Highway to Heaven: The Complete Series Blu-ray Movie, Special Features and Extras  0.5 of 5

Unfortunately, for this entire boxed set, there are only extras on the very last disc, and those are comprised of a series of Bloopers & Outtakes (1080p, 4x3, 2:53) which are located under the "episodes" tab on the menu screen. This set ships in packaging similar to the studio's Stargate SG-1 release. The discs ship in a hugely oversized Amaray case (and a slipcover) and the discs are packed in plastic sleeves reminiscent of storage units for CDs. There is one such bundle of sleeves holding the entire collection, sans one disc; the last disc is included in a single sleeve all its own). The discs do ship one per sleeve so there's no stacking. They do require fingerprinting the bottom side to get out which may cause playback problems if they're not wiped clean prior to insertion.


Highway to Heaven: The Complete Series Blu-ray Movie, Overall Score and Recommendation  2.5 of 5

Highway to Heaven offers a compelling and oftentimes moving portrait of life and its ebbs and flows.
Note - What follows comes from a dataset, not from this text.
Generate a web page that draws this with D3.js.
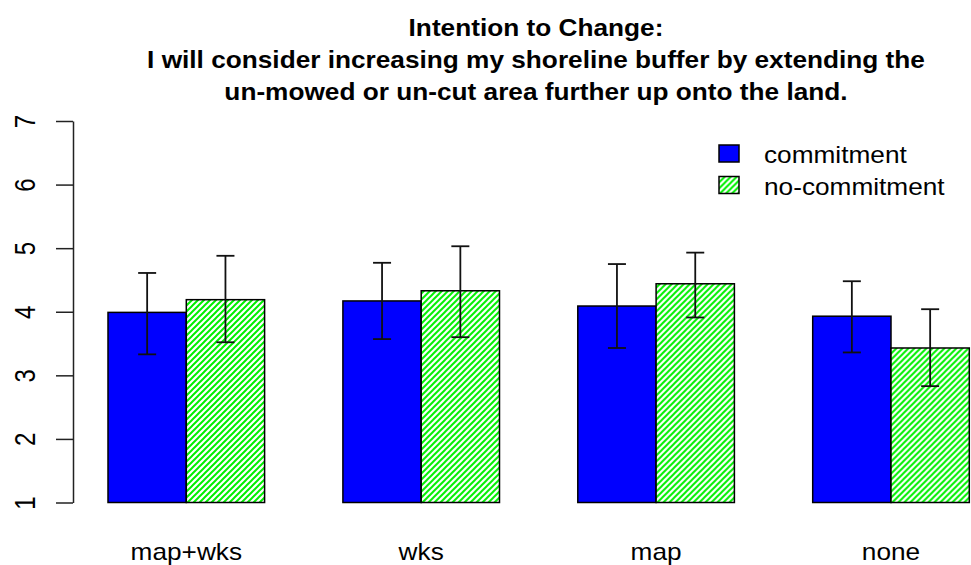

There is no shortage of heartache throughout the show, but there is no shortage of hope, either. This is a healthy, hearty, family friendly slice of nostalgia from a simpler time that reveals that human emotion, frailty, and the need for something bigger than self is a constant in tghe universe. The show is great, but the Blu-ray is iffy at best. The video and audio qualities are passable at best, and there are no extras beyond a couple of minutes of bloopers. Recommended primarily on program content rather than the Blu-ray proper.